Persons sitting on nonprofit boards have a fiduciary duty to protect the organization they represent, and they can be sued if they do not protect the financial well-being of the nonprofit, Mollway explained.

"A fiduciary duty under law is one of the strongest duties you can legally have," Mollway said.

So, he reasons, state employees and officials have a financial interest in a nonprofit organization when they sit on its board of directors.

Ihara says legislators should change House and Senate rules to forbid those with positions on nonprofit boards from introducing or voting on bills to help their nonprofit groups.

"I believe there are many more conflicts in the Legislature than we realize," Ihara said.

On March 13, Ihara asked Mollway if a conflict of interest exists if a state official or employee takes official action affecting a nonprofit on which the state official or employee sits as a board member.

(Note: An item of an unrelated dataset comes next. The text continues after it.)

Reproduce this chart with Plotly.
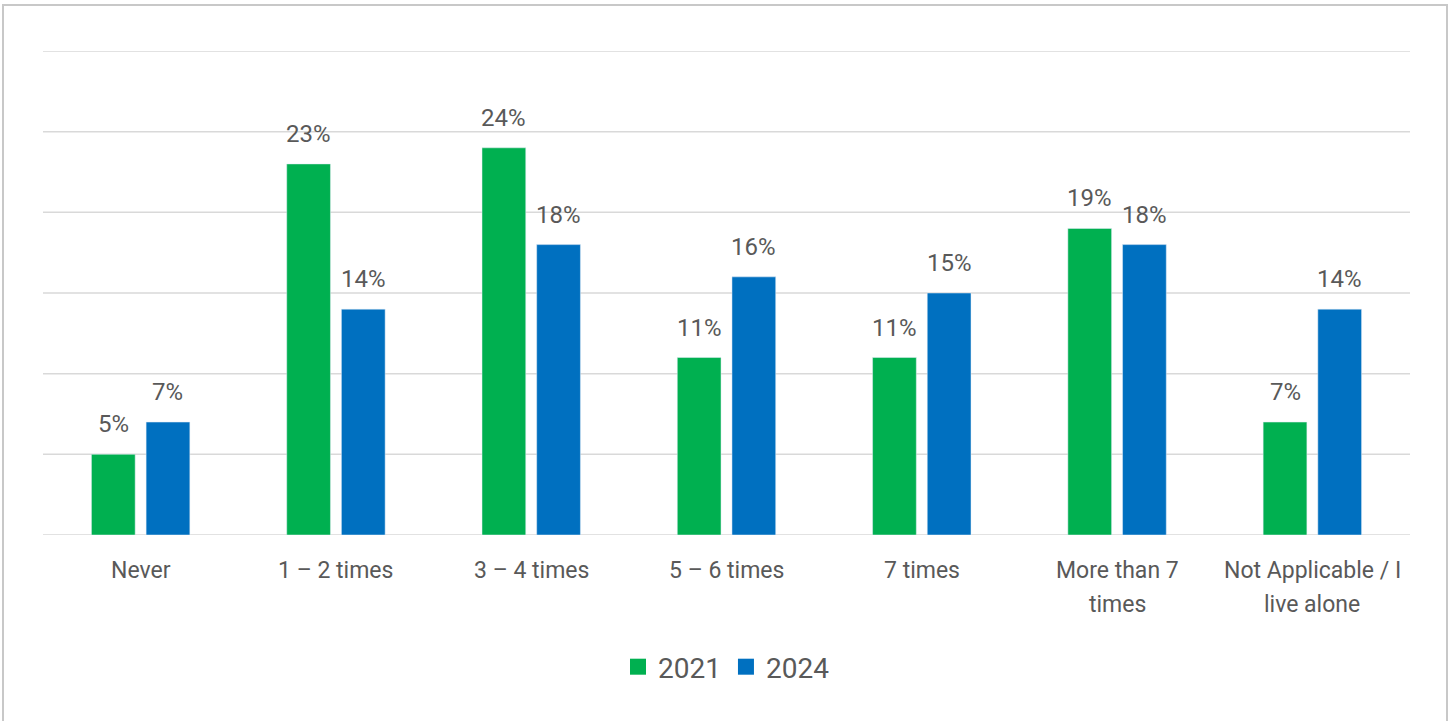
import plotly.graph_objects as go

categories = ["Never", "1 – 2 times", "3 – 4 times", "5 – 6 times", "7 times",
              "More than 7<br>times", "Not Applicable / I<br>live alone"]
values_2021 = [5, 23, 24, 11, 11, 19, 7]
values_2024 = [7, 14, 18, 16, 15, 18, 14]
y_ticks = [0, 5, 10, 15, 20, 25, 30]

GREEN = "#00B050"
BLUE = "#0070C0"
TEXT = "#595959"
GRID = "#D9D9D9"
FONT = "Roboto"

W, H = 1453, 721
L, R, T, B = 43, 43, 51, 186
pw, ph = W - L - R, H - T - B
BARGAP = 0.44

def px_x(x):
    return (x - L) / pw

def px_y(y):
    return (H - B - y) / ph

series = [("2021", values_2021, GREEN), ("2024", values_2024, BLUE)]

fig = go.Figure()
for name, vals, color in series:
    fig.add_trace(go.Bar(name=name, x=categories, y=vals, marker_color=color,
                         showlegend=False))
    # square legend swatch
    fig.add_trace(go.Scatter(name=name, x=[None], y=[None], mode="markers",
                             marker=dict(symbol="square", size=17, color=color),
                             showlegend=True))

# value labels above each bar
cat_px = pw / len(categories)
slot_px = (1 - BARGAP) * cat_px / len(series)
annotations = []
for si, (name, vals, color) in enumerate(series):
    xshift = (si - (len(series) - 1) / 2) * slot_px
    for cat, v in zip(categories, vals):
        annotations.append(dict(x=cat, y=v, xref="x", yref="y", text=f"{v}%",
                                showarrow=False, xshift=xshift, yshift=30,
                                font=dict(size=24, color=TEXT, family=FONT)))

# category labels, one annotation per line for wider line spacing
for cat in categories:
    for li, line in enumerate(cat.split("<br>")):
        annotations.append(dict(x=cat, y=0, xref="x", yref="y", text=line,
                                showarrow=False, yshift=-35 - 34 * li,
                                font=dict(size=23, color=TEXT, family=FONT)))

# horizontal gridlines
shapes = [dict(type="line", xref="paper", yref="y", x0=0, x1=1, y0=v, y1=v,
               line=dict(color=GRID, width=1.5), layer="below") for v in y_ticks]
# outer frame
shapes.append(dict(type="rect", xref="paper", yref="paper",
                   x0=px_x(3), x1=px_x(1447), y0=px_y(740), y1=px_y(5),
                   line=dict(color="#C8C8C8", width=2), layer="below"))

fig.update_layout(
    width=W, height=H,
    margin=dict(l=L, r=R, t=T, b=B),
    paper_bgcolor="white", plot_bgcolor="white",
    barmode="group", bargap=BARGAP, bargroupgap=0.2,
    font=dict(family=FONT, color=TEXT, size=20),
    showlegend=True,
    legend=dict(orientation="h", x=0.5, xanchor="center", y=px_y(667), yanchor="middle",
                font=dict(size=28, color=TEXT, family=FONT), itemsizing="trace",
                traceorder="normal", itemwidth=30),
    xaxis=dict(showgrid=False, showline=False, ticks="", showticklabels=False),
    yaxis=dict(range=[0, 30], showgrid=False, showticklabels=False,
               zeroline=False, showline=False),
    annotations=annotations,
    shapes=shapes,
)

fig.write_html("out.html")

Oshiro said a response letter sent to Ihara from Mollway does not apply to legislators, constitutional convention delegates, judges or justices because it specifically references Hawaii Revised Statutes Section 84-14(a), which bars a state official or employee, excluding legislators, from taking any action if they have a financial interest in a business.

Moreover, Oshiro said he received a letter from Mollway saying there was no conflict for him to vote the measure in question.

Oshiro said he had asked the Ethics Commission for a ruling on whether he was in conflict with these bills as a legislator and as a board member of a nonprofit group after concerns raised by other House members.

But Mollway explained he could not rule on the ethics question, but on the fact that legislators are exempted from the state conflict-of-interest law.

"The Constitution provides that when legislators are carrying out legislative functions, they are not answerable to any tribunal, so no agency could demand the recusal of a legislator," Mollway said.